- _To do_:
Output exactly the lines from the first line of the records below through the line containing "60, 65, 70];", both included, leaving out any pictures.

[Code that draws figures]
====================

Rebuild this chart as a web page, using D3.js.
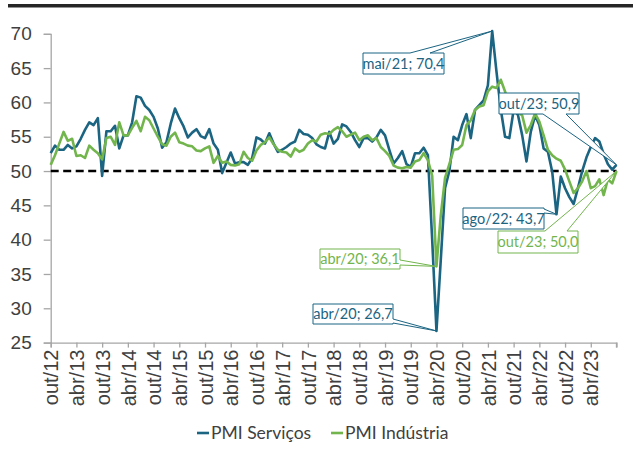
<!DOCTYPE html>
<html>
<head>
<meta charset="utf-8">
<script src="https://cdn.jsdelivr.net/npm/d3@7"></script>
<style>
  body { margin: 0; background: #fff; }
  svg { display: block; font-family: Lato, "Open Sans", sans-serif; }
</style>
</head>
<body>
<svg id="chart" width="633" height="452"></svg>
<script>
// month names, first month out/12, last out/23
var monthNames = ['jan', 'fev', 'mar', 'abr', 'mai', 'jun', 'jul', 'ago', 'set', 'out', 'nov', 'dez'];
var tickLabels = ['out/12', 'abr/13', 'out/13', 'abr/14', 'out/14', 'abr/15', 'out/15', 'abr/16',
  'out/16', 'abr/17', 'out/17', 'abr/18', 'out/18', 'abr/19', 'out/19', 'abr/20', 'out/20',
  'abr/21', 'out/21', 'abr/22', 'out/22', 'abr/23'];
var yTicks = [25, 30, 35, 40, 45, 50, 55, 60, 65, 70];

var servicos = [
  52.6, 53.7, 53.1, 53.1, 53.8, 53.3, 53.6, 54.7, 56.0, 57.1, 56.7, 57.7,
  49.3, 55.8, 55.8, 56.6, 53.3, 55.2, 55.2, 57.1, 60.9, 60.7, 59.5, 58.9,
  57.9, 56.2, 53.4, 54.2, 56.9, 59.1, 57.7, 56.5, 54.9, 55.6, 56.1, 55.1,
  54.8, 56.1, 54.0, 53.1, 49.7, 51.2, 52.7, 51.1, 51.3, 51.3, 50.9, 51.9,
  54.9, 54.6, 54.0, 55.5, 54.0, 52.8, 53.1, 53.5, 54.0, 54.3, 56.0, 55.4,
  55.3, 54.8, 53.9, 53.5, 53.3, 55.7, 54.0, 54.7, 56.8, 56.5, 55.7, 54.5,
  53.5, 54.8, 54.8, 54.3, 54.9, 56.0, 55.2, 53.1, 51.1, 51.9, 52.9, 51.0,
  50.6, 52.6, 52.6, 53.4, 52.3, 40.0, 26.7, 37.0, 47.5, 50.0, 55.0, 54.5,
  56.7, 58.3, 54.8, 58.9, 59.6, 60.3, 62.5, 70.4, 64.5, 59.0, 55.0, 54.8,
  58.9, 58.2, 55.2, 51.4, 55.7, 58.1, 56.7, 53.3, 52.8, 49.9, 43.7, 49.2,
  47.5, 46.2, 45.2, 47.5, 50.0, 52.0, 53.5, 54.8, 54.3, 52.5, 51.0, 50.2,
  50.9
];

var industria = [
  50.9, 52.3, 54.0, 55.7, 54.4, 54.7, 52.2, 52.3, 51.9, 53.7, 53.1, 52.6,
  51.7, 54.8, 55.0, 53.8, 57.1, 55.2, 55.2, 56.3, 57.3, 55.8, 57.9, 57.4,
  56.2, 55.0, 53.9, 53.7, 55.0, 55.6, 54.2, 54.0, 53.7, 53.6, 53.0, 52.9,
  53.3, 53.6, 51.2, 52.2, 51.2, 51.4, 50.9, 50.8, 51.0, 52.8, 51.9, 51.5,
  53.0, 53.8, 54.2, 54.9, 53.9, 53.1, 52.8, 52.7, 52.1, 53.3, 52.8, 53.1,
  54.0, 54.5, 54.3, 55.3, 55.5, 55.4, 56.0, 56.4, 55.8, 55.0, 55.3, 55.6,
  54.5, 55.0, 55.2, 54.5, 54.8, 53.5, 52.9, 52.2, 50.8, 50.5, 50.4, 50.6,
  50.5, 51.4, 51.6, 52.6, 51.6, 49.3, 36.1, 43.5, 49.0, 51.0, 53.1, 53.2,
  53.8, 56.7, 57.4, 58.9, 59.4, 59.6, 61.6, 62.3, 62.1, 63.3, 61.6, 59.6,
  58.7, 58.6, 58.1, 55.6, 56.7, 58.4, 57.2, 55.2, 53.1, 52.3, 51.8, 51.5,
  50.2, 48.5, 46.8, 47.5, 48.5, 50.0, 47.5, 47.8, 48.8, 46.5, 48.8, 48.2,
  50.0
];

var months = servicos.map(function (d, i) {
  var m = 9 + i;
  return monthNames[m % 12] + '/' + String(12 + Math.floor(m / 12));
});

var blue = '#1b6482';
var green = '#72b54d';

var series = [
  {name: 'PMI Serviços', values: servicos, color: blue},
  {name: 'PMI Indústria', values: industria, color: green}
];

// callout boxes: which series/month, where the box sits, which edge the pointer leaves from
var callouts = [
  {s: 0, month: 'mai/21', box: [363, 53, 81, 21], side: 'top', t: [47, 67]},
  {s: 0, month: 'out/23', box: [499, 93, 80, 21], side: 'bottom', t: [44, 67]},
  {s: 0, month: 'ago/22', box: [463, 208, 81, 21], side: 'right', t: [1, 5]},
  {s: 1, month: 'out/23', box: [498, 231, 80, 22], side: 'top', t: [47, 69]},
  {s: 1, month: 'abr/20', box: [320, 249, 80, 20], side: 'right', t: [11, 16]},
  {s: 0, month: 'abr/20', box: [313, 304, 80, 20], side: 'right', t: [15, 19]}
];

var svg = d3.select('#chart');

var x = d3.scalePoint()
  .domain(d3.range(months.length))
  .range([50.7, 616.5]);

var y = d3.scaleLinear()
  .domain([25, 70])
  .range([342.6, 33.8]);

// thick rule at the top
svg.append('rect')
  .attr('x', 8).attr('y', 4)
  .attr('width', 625).attr('height', 3.5)
  .attr('fill', '#262626');

// y axis
var yAxis = svg.append('g')
  .attr('transform', 'translate(50.7,0)')
  .call(d3.axisLeft(y).tickValues(yTicks).tickSize(7).tickPadding(12).tickFormat(d3.format('d')));
yAxis.select('.domain').attr('stroke', '#a6a6a6').attr('stroke-width', 1.3);
yAxis.selectAll('.tick line').attr('stroke', '#a6a6a6').attr('stroke-width', 1.3);
yAxis.selectAll('.tick text')
  .attr('fill', '#404040')
  .style('font-size', '19px');

// x axis
var xTickIdx = tickLabels.map(function (t) { return months.indexOf(t); });
var xAxis = svg.append('g')
  .attr('transform', 'translate(0,' + y(25) + ')')
  .call(d3.axisBottom(x).tickValues(xTickIdx).tickSize(5)
    .tickFormat(function (d) { return months[d]; }));
xAxis.select('.domain').attr('stroke', '#a6a6a6').attr('stroke-width', 1.3);
xAxis.selectAll('.tick line').attr('stroke', '#a6a6a6').attr('stroke-width', 1.3);
xAxis.selectAll('.tick text')
  .attr('transform', 'rotate(-90)')
  .attr('text-anchor', 'end')
  .attr('x', -7)
  .attr('y', 0)
  .attr('dy', '0.36em')
  .attr('fill', '#404040')
  .style('font-size', '20px');
// last tick at out/23, no label
xAxis.append('line')
  .attr('x1', x(months.length - 1)).attr('x2', x(months.length - 1))
  .attr('y1', 0).attr('y2', 5)
  .attr('stroke', '#a6a6a6').attr('stroke-width', 1.3);

// reference line at 50
svg.append('line')
  .attr('x1', x(0)).attr('x2', x(months.length - 1))
  .attr('y1', y(50)).attr('y2', y(50))
  .attr('stroke', '#000')
  .attr('stroke-width', 2.5)
  .attr('stroke-dasharray', '8,4.5');

var line = d3.line()
  .x(function (d, i) { return x(i); })
  .y(function (d) { return y(d); });

series.forEach(function (s) {
  svg.append('path')
    .datum(s.values)
    .attr('fill', 'none')
    .attr('stroke', s.color)
    .attr('stroke-width', 2.6)
    .attr('stroke-linejoin', 'round')
    .attr('d', line);
});

function calloutPath (b, side, t, px, py) {
  var x0 = b[0], y0 = b[1], w = b[2], h = b[3];
  var p = [];
  if (side === 'top') {
    p = [[x0, y0], [x0 + t[0], y0], [px, py], [x0 + t[1], y0], [x0 + w, y0], [x0 + w, y0 + h], [x0, y0 + h]];
  } else if (side === 'bottom') {
    p = [[x0, y0], [x0 + w, y0], [x0 + w, y0 + h], [x0 + t[1], y0 + h], [px, py], [x0 + t[0], y0 + h], [x0, y0 + h]];
  } else {
    p = [[x0, y0], [x0 + w, y0], [x0 + w, y0 + t[0]], [px, py], [x0 + w, y0 + t[1]], [x0 + w, y0 + h], [x0, y0 + h]];
  }
  return 'M' + p.join('L') + 'Z';
}

callouts.forEach(function (c) {
  var s = series[c.s];
  var i = months.indexOf(c.month);
  var v = s.values[i];
  svg.append('path')
    .attr('d', calloutPath(c.box, c.side, c.t, x(i), y(v)))
    .attr('fill', '#fff')
    .attr('stroke', s.color)
    .attr('stroke-width', 1);
  svg.append('text')
    .attr('x', c.box[0] + c.box[2] / 2)
    .attr('y', c.box[1] + c.box[3] / 2)
    .attr('dy', '0.35em')
    .attr('text-anchor', 'middle')
    .attr('fill', s.color)
    .style('font-size', '14.5px')
    .text(c.month + '; ' + d3.format('.1f')(v).replace('.', ','));
});

// legend
var legend = svg.append('g').attr('transform', 'translate(0,433)');
var legendX = [197, 331];
series.forEach(function (s, k) {
  legend.append('line')
    .attr('x1', legendX[k]).attr('x2', legendX[k] + 12)
    .attr('y1', 0).attr('y2', 0)
    .attr('stroke', s.color)
    .attr('stroke-width', 2.6);
  legend.append('text')
    .attr('x', legendX[k] + 14)
    .attr('y', 0)
    .attr('dy', '0.35em')
    .attr('fill', '#404040')
    .style('font-size', '17.5px')
    .text(s.name);
});
</script>
</body>
</html>
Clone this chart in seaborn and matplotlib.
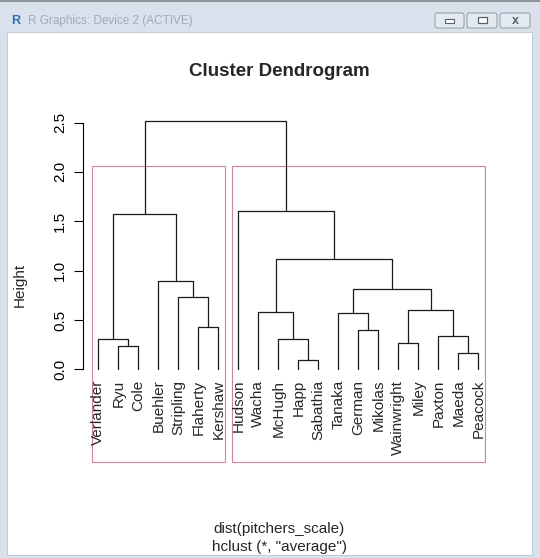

====================

- _Output below_:
Rebuild this chart as a web page, using D3.js.
<!DOCTYPE html>
<html>
<head>
<meta charset="utf-8">
<script src="https://cdn.jsdelivr.net/npm/d3@7"></script>
<style>
  body { margin: 0; background: #fff; }
  svg { display: block; font-family: Lato, "Open Sans", sans-serif; }
</style>
</head>
<body>
<svg id="chart" width="633" height="452"></svg>
<script>
// month names, first month out/12, last out/23
var monthNames = ['jan', 'fev', 'mar', 'abr', 'mai', 'jun', 'jul', 'ago', 'set', 'out', 'nov', 'dez'];
var tickLabels = ['out/12', 'abr/13', 'out/13', 'abr/14', 'out/14', 'abr/15', 'out/15', 'abr/16',
  'out/16', 'abr/17', 'out/17', 'abr/18', 'out/18', 'abr/19', 'out/19', 'abr/20', 'out/20',
  'abr/21', 'out/21', 'abr/22', 'out/22', 'abr/23'];
var yTicks = [25, 30, 35, 40, 45, 50, 55, 60, 65, 70];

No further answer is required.